◆ Job: Print the lines of the listing below verbatim from its first line through the line bearing "(title) at (485,31)". Any pictures are to be omitted.

◆ Dataset excerpt:
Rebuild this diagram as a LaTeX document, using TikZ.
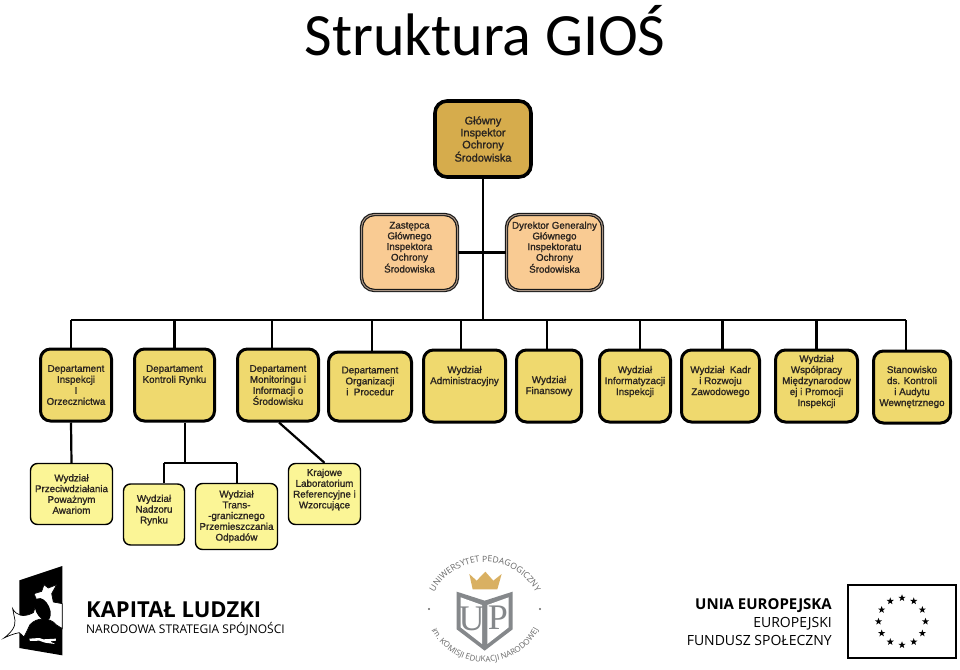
\documentclass[tikz,border=0pt]{standalone}
\usepackage{fontspec}
\setmainfont{Liberation Sans}
\newfontfamily\titlefont{Carlito}
\newfontfamily\boxfont{Liberation Sans}[FakeBold=1.3]
\newfontfamily\logofont{Open Sans}
\newfontfamily\seriffont{Liberation Serif}
\usetikzlibrary{shapes.geometric,decorations.text}
\definecolor{chieffill}{HTML}{D6AC4C}
\definecolor{deputyfill}{HTML}{F9CB93}
\definecolor{deputyedge}{HTML}{A89484}
\definecolor{deptfill}{HTML}{EFD96E}
\definecolor{unitfill}{HTML}{FBF596}
\definecolor{boxtext}{HTML}{2B2520}
\definecolor{logogray}{HTML}{85888B}
\definecolor{crowngold}{HTML}{D9B062}

\begin{document}
\begin{tikzpicture}[x=1pt,y=-1pt,
  every node/.style={inner sep=0pt,align=center},
  chief node/.style={rounded corners=12pt,draw=black,line width=3.6pt,fill=chieffill,text=boxtext,
    font=\boxfont\fontsize{11}{12}\selectfont},
  deputy node/.style={rounded corners=13pt,draw=black!90,line width=1.2pt,double=deputyedge,double distance=1pt,fill=deputyfill,text=boxtext,
    font=\boxfont\fontsize{9.8}{10.7}\selectfont},
  dept node/.style={rounded corners=10pt,draw=black,line width=3pt,fill=deptfill,text=boxtext,minimum height=72pt,
    font=\boxfont\fontsize{9.8}{11}\selectfont},
  unit node/.style={rounded corners=7pt,draw=black,line width=1.4pt,fill=unitfill,text=boxtext,
    font=\boxfont\fontsize{9.8}{10.8}\selectfont},
  link/.style={draw=black,line width=2.2pt},
  thin link/.style={draw=black,line width=1.5pt}]
  \useasboundingbox (0,0) rectangle (960,669);

  \node (title) at (485,31) {\titlefont\fontsize{60}{60}\selectfont Struktura GIOŚ};

  \node[chief node,minimum width=96pt,minimum height=76pt] (gio) at (483,139) {Główny\\Inspektor\\Ochrony\\Środowiska};
  \node[deputy node,minimum width=96pt,minimum height=76pt] (zast) at (409.5,252.5) {Zastępca\\Głównego\\Inspektora\\Ochrony\\Środowiska\\~};
  \node[deputy node,minimum width=96pt,minimum height=76pt] (dyr) at (554.5,252.5) {Dyrektor Generalny\\Głównego\\Inspektoratu\\Ochrony\\Środowiska\\~};

  % row of departments
  \node[dept node,minimum width=71pt] (dep1) at (76,385) {Departament\\Inspekcji\\I\\Orzecznictwa};
  \node[dept node,minimum width=80pt] (dep2) at (174.5,385) {Departament\\Kontroli Rynku\\~\\~};
  \node[dept node,minimum width=81pt] (dep3) at (278,385) {Departament\\Monitoringu i\\Informacji o\\Środowisku};
  \node[dept node,minimum width=83pt,minimum height=69pt] (dep4) at (370,386.5) {Departament\\Organizacji\\i~ Procedur\\~};
  \node[dept node,minimum width=82pt] (wyd1) at (464.5,386) {Wydział\\Administracyjny\\~\\~};
  \node[dept node,minimum width=65pt] (wyd2) at (549,386) {Wydział\\Finansowy};
  \node[dept node,minimum width=71pt] (wyd3) at (635,386) {Wydział\\Informatyzacji\\Inspekcji\\~};
  \node[dept node,minimum width=78pt] (wyd4) at (720.5,386) {Wydział~ Kadr\\i Rozwoju\\Zawodowego\\~};
  \node[dept node,minimum width=82pt] (wyd5) at (816.5,386) {Wydział\\Współpracy\\Międzynarodow\\ej i Promocji\\Inspekcji\\~};
  \node[dept node,minimum width=77pt] (stan) at (912,387) {Stanowisko\\ds. Kontroli\\i Audytu\\Wewnętrznego};

  % lower row
  \node[unit node,minimum width=82pt,minimum height=61pt] (prz) at (71.5,494) {Wydział\\Przeciwdziałania\\Poważnym\\Awariom};
  \node[unit node,minimum width=61pt,minimum height=61pt] (nad) at (154,514.5) {Wydział\\Nadzoru\\Rynku\\~};
  \node[unit node,minimum width=82pt,minimum height=66pt] (tra) at (236.5,516.5) {Wydział\\Trans-\\-granicznego\\Przemieszczania\\Odpadów};
  \node[unit node,minimum width=72pt,minimum height=61pt] (lab) at (324.5,494) {Krajowe\\Laboratorium\\Referencyjne i\\Wzorcujące\\~};

  \coordinate (busL) at (71,320);
  \coordinate (busM) at (505,320);
  \coordinate (busR) at (906,320);
  \coordinate (fork) at (185,463);
  \coordinate (forkL) at (164,463);
  \coordinate (forkR) at (237,463);

  % connectors
  \path[link] (gio) edge (gio |- busL);
  \path[link] (zast.east) edge (dyr.west);
  \path[link] (busL) edge (busM);
  \path[thin link] (busM) edge (busR);
  \path[link]
    ([xshift=-5pt]dep1.north |- busL) edge ([xshift=-5pt]dep1.north)
    (dep2.north |- busL) edge (dep2.north)
    ([xshift=-6pt]dep3.north |- busL) edge ([xshift=-6pt]dep3.north)
    ([xshift=2pt]dep4.north |- busL) edge ([xshift=2pt]dep4.north)
    ([xshift=-3.5pt]wyd1.north |- busL) edge ([xshift=-3.5pt]wyd1.north)
    ([xshift=-2pt]wyd2.north |- busL) edge ([xshift=-2pt]wyd2.north)
    ([xshift=5pt]wyd3.north |- busL) edge ([xshift=5pt]wyd3.north)
    ([xshift=2pt]wyd4.north |- busL) edge ([xshift=2pt]wyd4.north)
    (wyd5.north |- busL) edge (wyd5.north)
    ([xshift=-6pt]stan.north |- busL) edge ([xshift=-6pt]stan.north)
    ([xshift=-5pt]dep1.south) edge (prz.north)
    ([xshift=10.5pt]dep2.south) edge (fork)
    (forkL) edge (forkR)
    (forkL) edge (forkL |- nad.north)
    (forkR) edge (forkR |- tra.north);
  \draw[link] ([xshift=1pt]dep3.south) -- (lab.north);

  % logo: kapital ludzki
  \begin{scope}[shift={(0,562)},x=0.3333pt,y=-0.3333pt]
    \fill[black] (58,55) -- (187,12) -- (187,280) -- (58,258) -- cycle;
    \filldraw[fill=white,draw=black,line width=0.7pt] (38,140) .. controls (48,160) and (70,168) .. (100,152) -- (112,118) -- (102,95) -- (125,88) -- (132,68) -- (145,78) -- (170,68) -- (155,95) -- (160,120) -- (187,125) -- (187,200) -- (168,188) .. controls (150,165) and (110,165) .. (90,188) -- (72,225) -- (58,212) .. controls (40,215) and (25,222) .. (12,228) .. controls (30,215) and (48,195) .. (45,175) -- cycle;
    \fill[black,rotate around={25:(128,142)}] (128,142) ellipse [x radius=21,y radius=36];
    \fill[white] (88,230) -- (118,228) -- (130,232) -- (168,230) -- (168,236) -- (150,238) -- (165,246) -- (135,242) -- (118,236) -- (90,237) -- cycle;
  \end{scope}
  \node[anchor=base west] (kap) at (86,617.5) {\logofont\bfseries\fontsize{22}{22}\selectfont KAPITAŁ LUDZKI};
  \node[anchor=base west] (nar) at (86,633) {\logofont\fontsize{12}{12}\selectfont NARODOWA STRATEGIA SPÓJNOŚCI};

  % logo: uniwersytet
  \begin{scope}[shift={(410,550)},x=0.3333pt,y=-0.3333pt]
    \fill[crowngold] (178,72) -- (200,92) -- (226,65) -- (250,92) -- (275,72) -- (262,118) -- (188,118) -- cycle;
    \fill[logogray] (140,125) -- (224,152) -- (308,125) -- (308,238) -- (224,302) -- (140,238) -- cycle;
    \fill[white] (152,142) -- (216,165) -- (216,282) -- (152,232) -- cycle;
    \fill[white] (232,165) -- (296,142) -- (296,232) -- (232,282) -- cycle;
    \node[text=logogray] (letU) at (185,208) {\seriffont\fontsize{36}{36}\selectfont U};
    \node[text=logogray] (letP) at (264,204) {\seriffont\fontsize{36}{36}\selectfont P};
  \end{scope}
  \begin{scope}[shift={(485,620)},y=1pt]
    \path[decorate,decoration={text along path,text align=center,
      text={|\logofont\fontsize{8.6}{9}\selectfont\color{black!60}|UNIWERSYTET PEDAGOGICZNY}}]
      (170:58) arc[start angle=170,end angle=10,radius=58];
  \end{scope}
  \begin{scope}[shift={(485,601)},y=1pt]
    \path[decorate,decoration={text along path,text align=center,
      text={|\logofont\fontsize{8}{9}\selectfont\color{black!60}|im. KOMISJI EDUKACJI NARODOWEJ}}]
      (190:61) arc[start angle=190,end angle=350,radius=61];
  \end{scope}
  \fill[black!60] (429,609) circle (1.1pt);
  \fill[black!60] (540,609) circle (1.1pt);

  % logo: unia
  \node[anchor=base east] (uni) at (832,609.5) {\logofont\bfseries\fontsize{15}{15}\selectfont UNIA EUROPEJSKA};
  \node[anchor=base east] (eur) at (832,627) {\logofont\fontsize{14}{15}\selectfont EUROPEJSKI};
  \node[anchor=base east] (fun) at (832,645) {\logofont\fontsize{14}{15}\selectfont FUNDUSZ SPOŁECZNY};
  \node[draw=black,line width=1.5pt,minimum width=108pt,minimum height=73pt] (flag) at (902,621.5) {};
  \begin{scope}[shift={(flag.center)},y=1pt]
    \foreach \a in {0,30,...,330}
      \node[star,star points=5,star point ratio=2.5,fill=black,minimum size=7.5pt] (eu\a) at (\a:23.5) {};
  \end{scope}
\end{tikzpicture}
\end{document}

◆ Expected output:
Rebuild this diagram as a LaTeX document, using TikZ.
\documentclass[tikz,border=0pt]{standalone}
\usepackage{fontspec}
\setmainfont{Liberation Sans}
\newfontfamily\titlefont{Carlito}
\newfontfamily\boxfont{Liberation Sans}[FakeBold=1.3]
\newfontfamily\logofont{Open Sans}
\newfontfamily\seriffont{Liberation Serif}
\usetikzlibrary{shapes.geometric,decorations.text}
\definecolor{chieffill}{HTML}{D6AC4C}
\definecolor{deputyfill}{HTML}{F9CB93}
\definecolor{deputyedge}{HTML}{A89484}
\definecolor{deptfill}{HTML}{EFD96E}
\definecolor{unitfill}{HTML}{FBF596}
\definecolor{boxtext}{HTML}{2B2520}
\definecolor{logogray}{HTML}{85888B}
\definecolor{crowngold}{HTML}{D9B062}

\begin{document}
\begin{tikzpicture}[x=1pt,y=-1pt,
  every node/.style={inner sep=0pt,align=center},
  chief node/.style={rounded corners=12pt,draw=black,line width=3.6pt,fill=chieffill,text=boxtext,
    font=\boxfont\fontsize{11}{12}\selectfont},
  deputy node/.style={rounded corners=13pt,draw=black!90,line width=1.2pt,double=deputyedge,double distance=1pt,fill=deputyfill,text=boxtext,
    font=\boxfont\fontsize{9.8}{10.7}\selectfont},
  dept node/.style={rounded corners=10pt,draw=black,line width=3pt,fill=deptfill,text=boxtext,minimum height=72pt,
    font=\boxfont\fontsize{9.8}{11}\selectfont},
  unit node/.style={rounded corners=7pt,draw=black,line width=1.4pt,fill=unitfill,text=boxtext,
    font=\boxfont\fontsize{9.8}{10.8}\selectfont},
  link/.style={draw=black,line width=2.2pt},
  thin link/.style={draw=black,line width=1.5pt}]
  \useasboundingbox (0,0) rectangle (960,669);

  \node (title) at (485,31) {\titlefont\fontsize{60}{60}\selectfont Struktura GIOŚ};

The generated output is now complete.